Bayi itu membuat para ibu tak takut mati. Apapun yang terjadi dengan dirinya, yang penting adalah bayi itu lahir dengan selamat dan dalam keadaan lengkap.
Aku jadi bingung kenapa kehadiran bayi sangat begitu dicintai mereka sampai seperti itu. Bahkan sampai mengubah poros hidup Ibu yang semuanya dipertaruhkan untuk anaknya sendiri. Seolah kehidupan lainnya tak ia pedulikan lagi. Rasa cintanya juga lebih besar melebihi kepada suaminya sendiri.
Semuanya diberikan kepada anak, anak dan anak. Dan sebagai seorang ‘anak’ dari Ibuku, aku menjadi mengingat berbagai perjuangan Ibuku yang bila kutuliskan semua dengan tinta yang jumlahnya sebanyak air di lautanpun tak akan cukup.

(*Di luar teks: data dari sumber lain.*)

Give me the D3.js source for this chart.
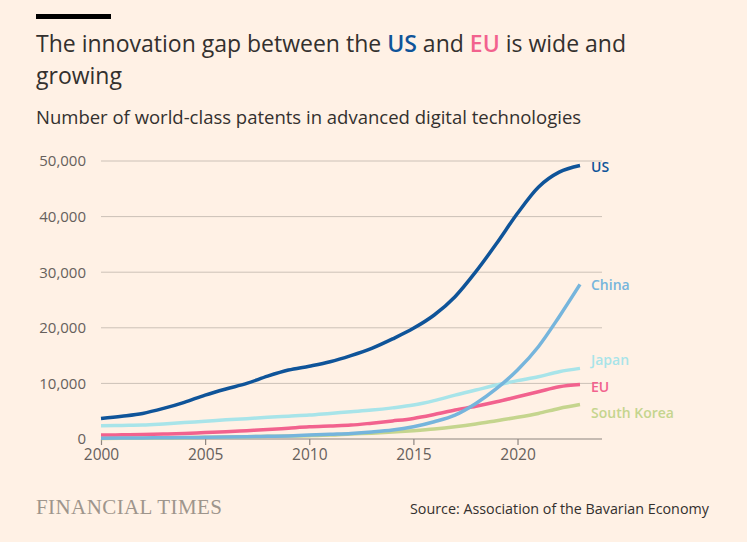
<!DOCTYPE html>
<html><head><meta charset="utf-8">
<script src="https://cdn.jsdelivr.net/npm/d3@7"></script>
<style>
html,body{margin:0;padding:0;background:#fff1e5;}
svg{display:block;}
</style></head>
<body>
<script>
const years = d3.range(2000, 2024);
const usValues     = [3700,4100,4600,5500,6600,7900,9000,10000,11300,12400,13100,13900,15000,16300,18000,19900,22300,25600,30100,35200,40600,45300,48000,49200];
const chinaValues  = [150,170,200,230,260,300,340,400,480,560,700,850,1000,1250,1600,2200,3100,4300,6400,9100,12400,16600,22000,27800];
const japanValues  = [2400,2450,2500,2700,2950,3200,3450,3650,3900,4100,4300,4600,4900,5200,5600,6100,6900,7900,8800,9700,10500,11200,12100,12700];
const euValues     = [700,750,800,880,980,1150,1300,1500,1700,1950,2200,2350,2500,2850,3250,3700,4400,5200,5900,6700,7600,8500,9400,9800];
const skValues     = [100,120,150,180,230,300,350,420,480,540,600,700,900,1050,1250,1500,1800,2200,2700,3300,3900,4600,5500,6200];
const seriesNames  = ["South Korea","EU","Japan","China","US"];
const seriesColors = ["#c5d58e","#f2628e","#a8e4e9","#76b5dc","#0f5499"];
const seriesData   = [skValues, euValues, japanValues, chinaValues, usValues];
const yTicks = [0,10000,20000,30000,40000,50000];
const xTicks = [2000,2005,2010,2015,2020];
const labelY = {"US":48900,"China":27700,"Japan":14200,"EU":9400,"South Korea":4700};

const W=747,H=542;
const svg=d3.select("body").append("svg").attr("width",W).attr("height",H);
svg.append("rect").attr("width",W).attr("height",H).attr("fill","#fff1e5");
svg.append("rect").attr("x",36).attr("y",14).attr("width",75).attr("height",5).attr("fill","#000");

const font="'Open Sans', 'Noto Sans', sans-serif";
const title=svg.append("text").attr("x",36).attr("y",52).attr("font-family",font).attr("font-size",23).attr("fill","#33302e");
title.append("tspan").text("The innovation gap between the ");
title.append("tspan").text("US").attr("fill","#0f5499").attr("font-weight",600);
title.append("tspan").text(" and ");
title.append("tspan").text("EU").attr("fill","#f2628e").attr("font-weight",600);
title.append("tspan").text(" is wide and");
svg.append("text").attr("x",36).attr("y",84).attr("font-family",font).attr("font-size",23).attr("fill","#33302e").text("growing");
svg.append("text").attr("x",36).attr("y",124).attr("font-family",font).attr("font-size",18.5).attr("fill","#33302e").text("Number of world-class patents in advanced digital technologies");

const x=d3.scaleLinear().domain([2000,2023]).range([101,580]);
const y=d3.scaleLinear().domain([0,50000]).range([439,161]);

const grid=svg.append("g");
yTicks.filter(d=>d>0).forEach(t=>{
  grid.append("line").attr("x1",101).attr("x2",602).attr("y1",y(t)).attr("y2",y(t)).attr("stroke","#ccc1b7").attr("stroke-width",1);
});
const yAxis=svg.append("g").attr("transform","translate(86,0)")
  .call(d3.axisLeft(y).tickValues(yTicks).tickSize(0).tickPadding(0).tickFormat(d3.format(",")));
yAxis.select(".domain").remove();
yAxis.selectAll("text").attr("font-family",font).attr("font-size",15).attr("fill","#66605c").attr("dy","0.32em");

const xAxis=svg.append("g").attr("transform","translate(0,439)")
  .call(d3.axisBottom(x).tickValues(xTicks).tickSize(6).tickPadding(4).tickFormat(d3.format("d")));
xAxis.select(".domain").attr("d","M101,0H602").attr("stroke","#8e8680").attr("stroke-width",1.2);
xAxis.selectAll(".tick line").attr("stroke","#8e8680").attr("stroke-width",1.2);
xAxis.selectAll("text").attr("font-family",font).attr("font-size",15.5).attr("fill","#66605c");

const line=d3.line().x((d,i)=>x(years[i])).y(d=>y(d)).curve(d3.curveMonotoneX);
seriesData.forEach((vals,k)=>{
  svg.append("path").attr("d",line(vals)).attr("fill","none").attr("stroke",seriesColors[k]).attr("stroke-width",3.5).attr("stroke-linecap","butt");
  svg.append("text").attr("x",591).attr("y",y(labelY[seriesNames[k]])).attr("dy","0.35em")
    .attr("font-family",font).attr("font-size",14).attr("font-weight",600).attr("fill",seriesColors[k]).text(seriesNames[k]);
});

svg.append("text").attr("x",36).attr("y",514).attr("font-family","'Liberation Serif', serif").attr("font-size",21).attr("fill","#9e958c").attr("textLength",186).text("FINANCIAL TIMES");
svg.append("text").attr("x",410).attr("y",514).attr("font-family",font).attr("font-size",14.3).attr("fill","#33302e").text("Source: Association of the Bavarian Economy");
</script>
</body></html>
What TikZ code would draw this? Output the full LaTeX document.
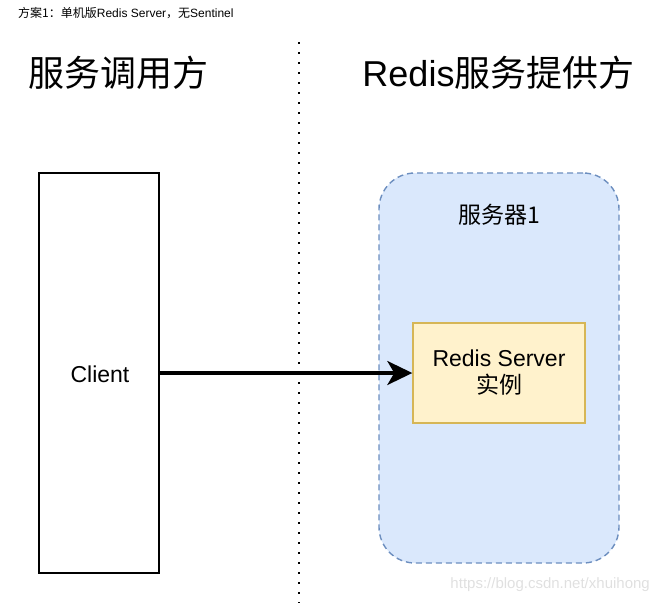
\documentclass[tikz,border=0pt]{standalone}
\usepackage{fontspec}
\setmainfont{Liberation Sans}
\newfontfamily\cjk{Noto Sans CJK SC}
\usepackage{tikz}
\usetikzlibrary{arrows,arrows.meta}
\definecolor{groupfill}{RGB}{218,232,252}
\definecolor{groupline}{RGB}{108,142,191}
\definecolor{boxfill}{RGB}{255,242,204}
\definecolor{boxline}{RGB}{214,182,86}
\tikzset{
  clientbox/.style={draw=black,line width=1.4pt,minimum width=120pt,minimum height=400pt},
  hostgroup/.style={draw=groupline,fill=groupfill,line width=1.4pt,dash pattern=on 6pt off 4pt,rounded corners=36pt,minimum width=240pt,minimum height=390pt},
  instbox/.style={draw=boxline,fill=boxfill,line width=1.4pt,minimum width=172pt,minimum height=100pt,align=center,font=\fontsize{23}{27}\selectfont},
  header/.style={font=\fontsize{36}{40}\selectfont},
  link/.style={-{Stealth[length=25pt,width=24pt,inset=7pt]},line width=3.2pt}
}
\begin{document}
\begin{tikzpicture}[x=1pt,y=1pt,yscale=-1,xscale=1]
\useasboundingbox (0,0) rectangle (661,603);

%caption
\node[anchor=west,inner sep=0pt,font=\fontsize{12}{14}\selectfont] (caption) at (18,13) {{\cjk 方案1：单机版}Redis Server{\cjk ，无}Sentinel};

%headers
\node[header,inner sep=0pt] (callerhead) at (118,73) {\cjk 服务调用方};
\node[header,inner sep=0pt] (providerhead) at (498.5,73) {Redis{\cjk 服务提供方}};

%divider
\coordinate (divtop) at (299,42);
\coordinate (divbot) at (299,603);
\draw[line width=2pt,dash pattern=on 2pt off 8pt] (divtop) -- (divbot);

%caller side
\node[clientbox] (client) at (99,373) {};
\node[font=\fontsize{23}{27}\selectfont] (clientlabel) at (100,374) {Client};

%provider side
\node[hostgroup] (host1) at (499,368) {};
\node[font=\fontsize{23}{27}\selectfont] (host1label) at (499,215) {\cjk 服务器1};
\node[instbox] (redis) at (499,373) {Redis Server\\{\cjk 实例}};

%connection
\draw[link] (client.east) -- (redis.west);

%watermark
\node[anchor=east,inner sep=0pt,text=black!12,font=\fontsize{15}{17}\selectfont] (mark) at (650,585) {https://blog.csdn.net/xhuihong};
\end{tikzpicture}
\end{document}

Dan Aku bingung harus memulainya darimanaDulu saat masih kecil, setiap ditanya ingin apa? Aku selalu menjawab, “Aku mau masuk surga!”
Jawabannya itu terus. Karena memang itulah keinginan semua orang.
Tapi beranjak dewasa, aku mulai tidak optimis dengan hal tersebut. Aku pikir, bahwa kemauanku itu terlalu memalukan. Aku tak pantas masuk surga. Ibadah saja jarang, Sholat belum lengkap, bermaksiat dan dosa-dosa lain yang kurahasiakan.
Aku tak begitu berharap bisa masuk ke dalam Surga-Nya kelak. Tapi kalau ditanya ingin masuk Surga atau tidak jawabannya tentu Aku mau. Tapi tak begitu berharap … tapi mau … tapi tak begitu berharap … tapi mau.
Aku sangat berharap kalau saat meninggal kelak, aku terbaring dalam keadaan beriman. Itu saja.
Masuk Surga Alhamdulillah, masuk Neraka pun aku memang pantas di dalamnya.
Entah kenapa ketika dewasa aku tak begitu mengharapkan Surga-Mu ya Allah. Aku sudah cukup nikmat dengan dunia-Mu ini. Aku telah menemukan Surgaku sendiri di dunia.
Surga itu ada di Ibuku sendiri.
Bersama Ibu aku terhubung dengan Engkau. Bersama Ibu aku merasakan perlindunganmu yang engkau perantarakan terhadap Ibuku.
Ibuku seperti perantara Surga yang Engkau kirimkan untuk anak tidak tahu diri sepertiku. Terimakasih ya Allah. Jikapun kelak aku tidak masuk ke dalam Surga-Mu, setidaknya engkau telah memberikanku sedikit Surga dunia yang Engkau kirimkan dalam bentuk Malaikat pelindung seperti Ibuku.